WHAT YOU NEED TO DO: Transcribe every line from the top down to the line with "import * as d3 from 'd3'", both ends included, but not the pictures.
[begin GIVEN MATERIAL]
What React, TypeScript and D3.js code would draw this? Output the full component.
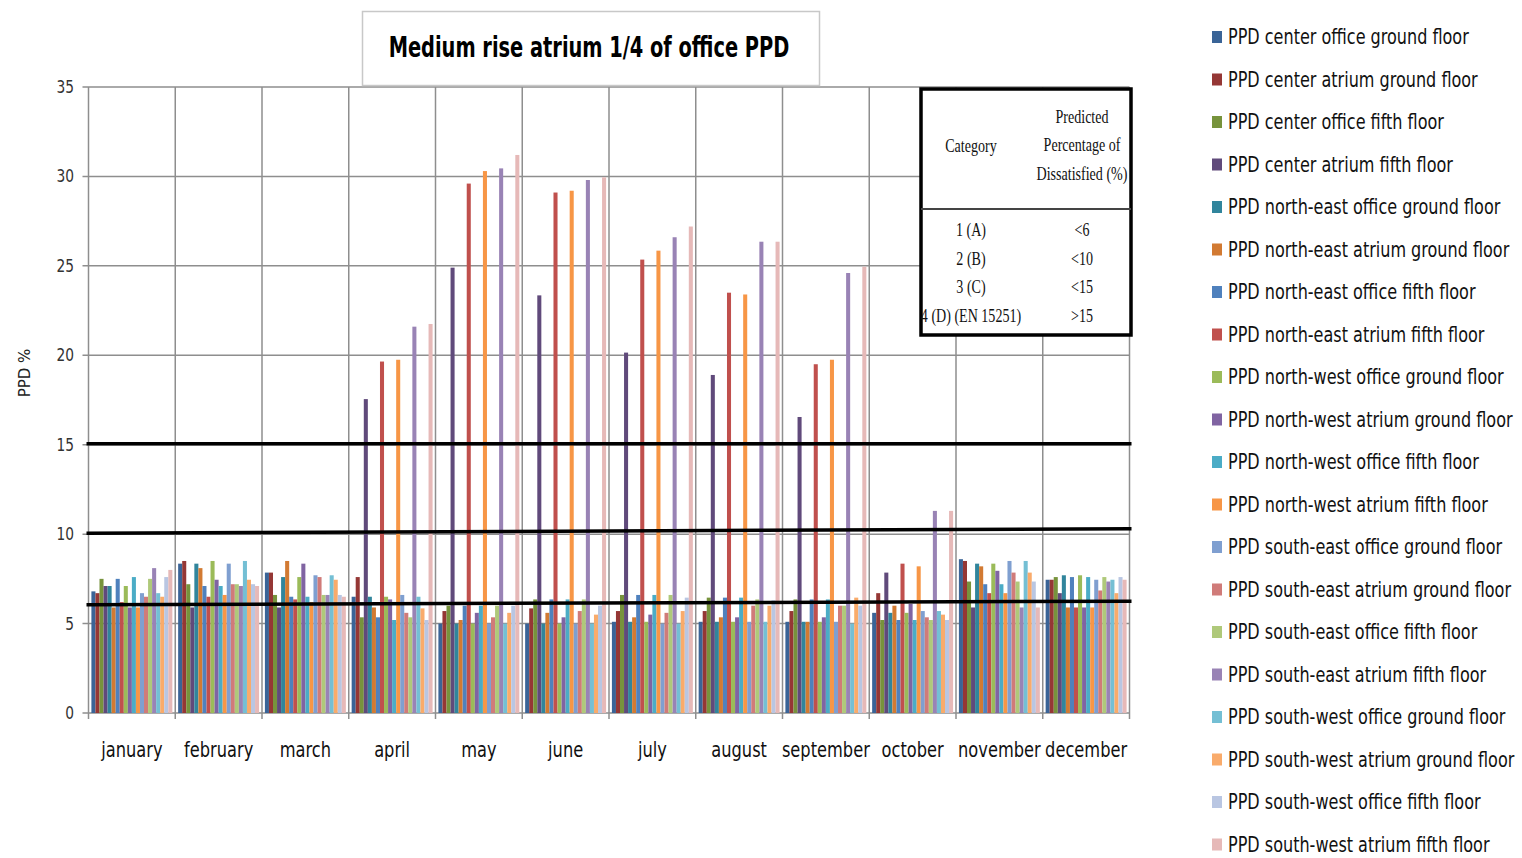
import React from 'react'
import * as d3 from 'd3'

const months = ['january', 'february', 'march', 'april', 'may', 'june', 'july', 'august', 'september', 'october', 'november', 'december']

const seriesNames = [
  'PPD center office ground floor',
  'PPD center atrium ground floor',
  'PPD center office fifth floor',
  'PPD center atrium fifth floor',
  'PPD north-east office ground floor',
  'PPD north-east atrium ground floor',
  'PPD north-east office fifth floor',
  'PPD north-east atrium fifth floor',
  'PPD north-west office ground floor',
  'PPD north-west atrium ground floor',
  'PPD north-west office fifth floor',
  'PPD north-west atrium fifth floor',
  'PPD south-east office ground floor',
  'PPD south-east atrium ground floor',
  'PPD south-east office fifth floor',
  'PPD south-east atrium fifth floor',
  'PPD south-west office ground floor',
  'PPD south-west atrium ground floor',
  'PPD south-west office fifth floor',
  'PPD south-west atrium fifth floor'
]

const seriesColors = [
  '#3a6497', '#953735', '#77933c', '#604a7b', '#31859c', '#d27a32',
  '#4f81bd', '#c0504d', '#9bbb59', '#8064a2', '#4bacc6', '#f79646',
  '#7f9fd0', '#d07b79', '#afc97a', '#9983b5', '#74bfd4', '#f9ab6b',
  '#b9c6e2', '#e6b9b8'
]

// one row per series, jan..dec
const seriesValues = [
  [6.8, 8.35, 7.85, 6.5, 5.0, 5.0, 5.1, 5.1, 5.1, 5.6, 8.6, 7.45],
  [6.7, 8.5, 7.85, 7.6, 5.7, 5.85, 5.7, 5.7, 5.7, 6.7, 8.5, 7.45],
  [7.5, 7.2, 6.6, 5.35, 6.0, 6.35, 6.6, 6.45, 6.35, 5.2, 7.35, 7.6],
  [7.1, 5.9, 5.9, 17.55, 24.9, 23.35, 20.15, 18.9, 16.55, 7.85, 5.9, 6.7],
  [7.1, 8.35, 7.6, 6.5, 5.0, 5.0, 5.1, 5.1, 5.1, 5.6, 8.35, 7.7],
  [5.9, 8.1, 8.5, 5.9, 5.2, 5.6, 5.35, 5.35, 5.1, 6.0, 8.2, 5.9],
  [7.5, 7.1, 6.5, 5.35, 6.0, 6.35, 6.6, 6.45, 6.35, 5.2, 7.2, 7.6],
  [6.2, 6.5, 6.35, 19.65, 29.6, 29.1, 25.35, 23.5, 19.5, 8.35, 6.7, 5.9],
  [7.1, 8.5, 7.6, 6.5, 5.0, 5.0, 5.1, 5.1, 5.1, 5.6, 8.35, 7.7],
  [5.9, 7.45, 8.35, 6.35, 5.6, 5.35, 5.5, 5.35, 5.35, 6.1, 7.95, 5.9],
  [7.6, 7.1, 6.5, 5.2, 6.0, 6.35, 6.6, 6.45, 6.35, 5.2, 7.2, 7.6],
  [5.9, 6.6, 6.2, 19.75, 30.3, 29.2, 25.85, 23.4, 19.75, 8.2, 6.7, 5.9],
  [6.7, 8.35, 7.7, 6.6, 5.0, 5.0, 5.0, 5.1, 5.1, 5.7, 8.5, 7.45],
  [6.5, 7.2, 7.6, 5.6, 5.35, 5.7, 5.6, 6.0, 6.0, 5.35, 7.85, 6.85],
  [7.5, 7.2, 6.6, 5.35, 6.0, 6.35, 6.6, 6.35, 6.0, 5.2, 7.35, 7.6],
  [8.1, 7.1, 6.6, 21.6, 30.45, 29.8, 26.6, 26.35, 24.6, 11.3, 5.9, 7.35],
  [6.7, 8.5, 7.7, 6.5, 5.0, 5.0, 5.0, 5.1, 5.0, 5.7, 8.5, 7.45],
  [6.5, 7.45, 7.45, 5.85, 5.6, 5.5, 5.7, 6.0, 6.45, 5.5, 7.85, 6.7],
  [7.6, 7.2, 6.6, 5.2, 6.0, 6.0, 6.45, 6.3, 6.0, 5.2, 7.35, 7.6],
  [8.0, 7.1, 6.5, 21.75, 31.2, 29.95, 27.2, 26.35, 24.95, 11.3, 5.9, 7.45]
]

const yTicks = [0, 5, 10, 15, 20, 25, 30, 35]

// hand-drawn category limits (value at left edge, value at right edge)
const limitLines = [
  { from: 15.05, to: 15.05 },
  { from: 10.05, to: 10.3 },
  { from: 6.05, to: 6.25 }
]

const tableRows = [
  ['1 (A)', '<6'],
  ['2 (B)', '<10'],
  ['3 (C)', '<15'],
  ['4 (D) (EN 15251)', '>15']
]

const narrow = '"Liberation Sans Narrow", "DejaVu Sans Condensed", sans-serif'
const serif = '"Liberation Serif", serif'

// text squeezed horizontally, to mimic the condensed fonts of the original
const Squeezed = ({ x, y, sx, children, ...rest }: any) => (
  <text transform={`translate(${x},${y}) scale(${sx},1)`} {...rest}>{children}</text>
)

export default function App() {
  const width = 1522
  const height = 858
  const left = 88.5
  const right = 1129.5

  const x0 = d3.scaleBand<string>().domain(months).range([left, right]).padding(0)
  const bw = x0.bandwidth()
  const x1 = d3.scaleBand<number>().domain(d3.range(seriesNames.length)).range([2.9, bw - 2.9]).padding(0)
  const y = d3.scaleLinear().domain([0, 35]).range([713, 87])

  const grid = '#8e8e8e'

  return (
    <svg width={width} height={height} style={{ position: 'absolute', left: 0, top: 0, background: '#fff' }}>
      <rect x={0} y={0} width={width} height={height} fill="#fff" />

      {/* horizontal gridlines */}
      {yTicks.map(t => (
        <g key={'y' + t}>
          <line x1={left - 6} x2={right} y1={y(t)} y2={y(t)} stroke={grid} strokeWidth={1.5} />
          <Squeezed x={74} y={y(t) + 6} sx={0.9} textAnchor="end" fontFamily={narrow} fontSize={17} fill="#333">{t}</Squeezed>
        </g>
      ))}

      {/* vertical gridlines and ticks */}
      {months.concat(['end']).map((m, i) => {
        const xx = i < months.length ? x0(m)! : right
        return <line key={'v' + i} x1={xx} x2={xx} y1={y(35)} y2={y(0) + 6} stroke={grid} strokeWidth={1.5} />
      })}

      {/* bars */}
      {months.map((m, mi) => (
        <g key={m} transform={`translate(${x0(m)},0)`}>
          {seriesValues.map((vals, si) => (
            <rect
              key={si}
              x={x1(si)!}
              y={y(vals[mi])}
              width={x1.bandwidth()}
              height={y(0) - y(vals[mi])}
              fill={seriesColors[si]}
            />
          ))}
        </g>
      ))}

      {/* limit lines */}
      {limitLines.map((l, i) => (
        <line key={'l' + i} x1={left - 2} x2={right + 2} y1={y(l.from)} y2={y(l.to)} stroke="#000" strokeWidth={3.5} />
      ))}

      {/* month labels */}
      {months.map(m => (
        <Squeezed key={'t' + m} x={x0(m)! + bw / 2} y={757} sx={0.86} textAnchor="middle" fontFamily={narrow} fontSize={21} fill="#111">{m}</Squeezed>
      ))}

      {/* y axis title */}
      <text transform="translate(30,373) rotate(-90)" textAnchor="middle" fontFamily='"DejaVu Sans", sans-serif' fontSize={15} fill="#222">PPD %</text>

      {/* title */}
      <rect x={362.5} y={11.5} width={457} height={74} fill="#fff" stroke="#c8c8c8" strokeWidth={1.5} />
      <Squeezed x={589} y={57} sx={0.77} textAnchor="middle" fontFamily={narrow} fontWeight="bold" fontSize={28} fill="#000">Medium rise atrium 1/4 of office PPD</Squeezed>

      {/* category table */}
      <g fontFamily={serif} fontSize={19} fill="#111">
        <rect x={921} y={89} width={210} height={246} fill="#fff" stroke="#000" strokeWidth={3.5} />
        <line x1={921} x2={1131} y1={209} y2={209} stroke="#444" strokeWidth={2} />
        <Squeezed x={971} y={152} sx={0.74} textAnchor="middle">Category</Squeezed>
        <Squeezed x={1082} y={123} sx={0.74} textAnchor="middle">Predicted</Squeezed>
        <Squeezed x={1082} y={151} sx={0.74} textAnchor="middle">Percentage of</Squeezed>
        <Squeezed x={1082} y={180} sx={0.74} textAnchor="middle">Dissatisfied (%)</Squeezed>
        {tableRows.map((r, i) => (
          <g key={'r' + i}>
            <Squeezed x={971} y={236 + i * 28.7} sx={0.74} textAnchor="middle">{r[0]}</Squeezed>
            <Squeezed x={1082} y={236 + i * 28.7} sx={0.74} textAnchor="middle">{r[1]}</Squeezed>
          </g>
        ))}
      </g>

      {/* legend */}
      {seriesNames.map((n, i) => {
        const cy = 37 + i * 42.5
        return (
          <g key={'lg' + i}>
            <rect x={1212} y={cy - 6} width={10} height={12} fill={seriesColors[i]} />
            <Squeezed x={1228} y={cy + 7} sx={0.85} fontFamily={narrow} fontSize={21} fill="#111">{n}</Squeezed>
          </g>
        )
      })}
    </svg>
  )
}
[end GIVEN MATERIAL]
SOLUTION TO THIS EXERCISE:
What React, TypeScript and D3.js code would draw this? Output the full component.
import React from 'react'
import * as d3 from 'd3'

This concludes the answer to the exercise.